> Debut by US author
> Originally published 2006
> Epigraph: "But now I know, while beauty lives, So long will live my power to grieve." - Alexander Pushkin
> Quotes I Like:
- p. 3..."It is as though she has been transported into a two-dimensional world, a book perhaps, and she exists only on this page. When the page turns, whatever was on the previous page disappears from her view."
- p. 24..."Privacy is a conceit of degenerate societies."
- p.27..."Her uncle seemed not to notice what she saw--he droned on about acquisitions and restorations and who knows what else, while around them angels fluttered in turbulent skies and serene Madonnas gazed down as they passed. And the landscapes, one after another shimmering with light, each frame a portal into a fresh world.".......Age 12, Marina's first impression of the Hermitage, yet also an apt description of her experience at the other end of her life as she flutters between the present and the past in her mind
- p. 119..."She is leaving him, not all at once, which would be painful enough, but n a wrenching succession of separations. On moment she is here, and then she is gone again, and each journey takes her a little farther from his reach. He cannot follow her, ad he wonders where she goes when she leaves him."......perspective of family
- p. 158..."Woe rides on woe and uses woe for a whip"
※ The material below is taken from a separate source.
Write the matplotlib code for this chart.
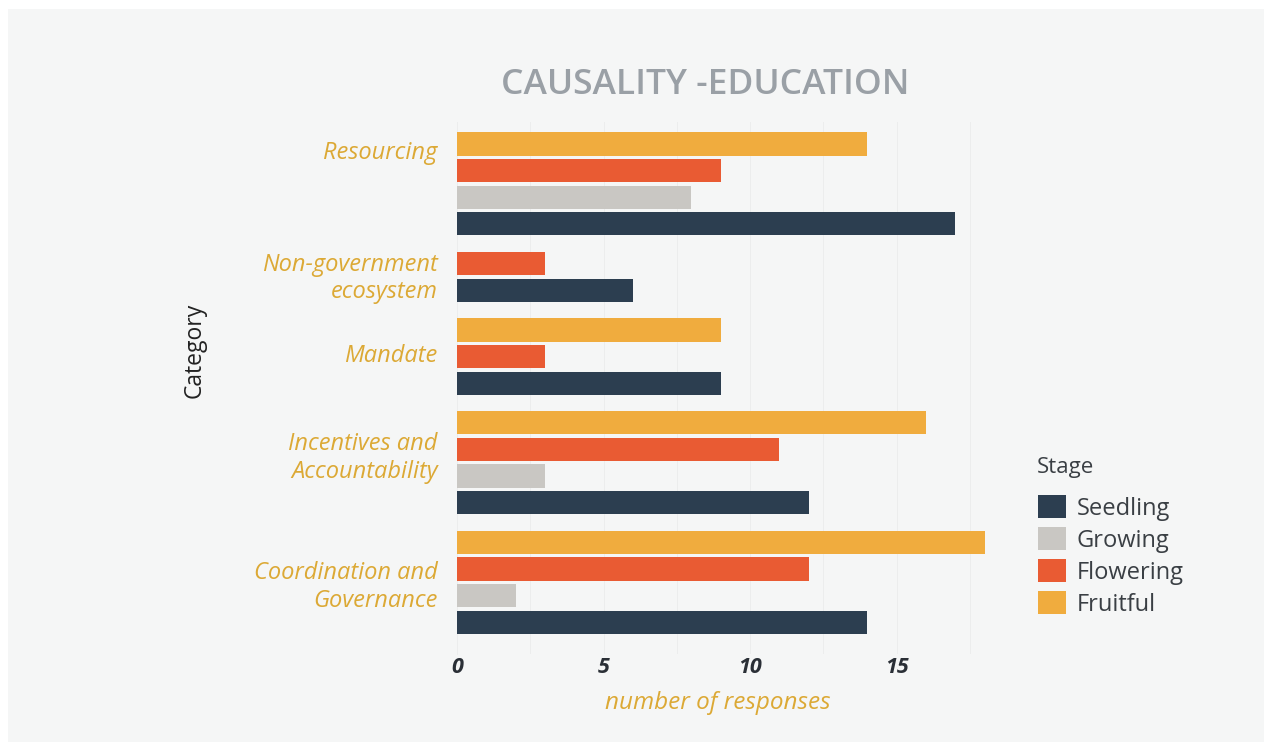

- p. 161..."What is heartbreaking is that there is still beauty in the world."....after the blanket bombing of Leningrad....juxtaposed to the epigraph by Pushkin.....wonder where the author falls on this question
- p. 203..."The future is always written with a pitchfork on the water."
- p. 206..."This slow erosion of self has its compensations. Having forgotten whatever associations might dull her vision, she can look at a leaf and see it as if for the first time. Though reason suggests otherwise, she has never seen this green before. It is wondrous. Each day, the world is made fresh again, holy, and she takes it in, in all its raw intensity, like a young child. She feels something bloom in her chest--joy or grief, eventually they are inseparable. The world is so acutely beautiful, for all its horrors, that she will be sorry to leave it."
- Sleep as a switch being flicked.....same as the switch which flicks Marina from past to present
- Absolutely loved the idea of building a "memory palace".....p.68
> Review: This debut novel is the 2012 selection for "If All Rochester Reads.....", and the March 2012 selection for my book club. Consequently, I will have the opportunity to hear the author speak in Rochester this week.
This story is a beautifully blended, historically interesting,poignant tale of the siege of Leningrad and its impact on the Hermitage, its artwork and staff, and it is also the story of what it might be like on the inside of Alzheimer's. The author, Debra Dean, does an absolutely marvelous job of making the transitions between the past and the present, using events in either to trigger the mental shift from the past to the present of the protagonist, Marina.
Thanks for sharing your observations about "Madonnas of Leningrad" by Debra Dean. I just wanted to note that the idea of a "memory palace" was also in the Hannibal series by Thomas Harris. It didn't make it into the cinematic adaptation as far as I know.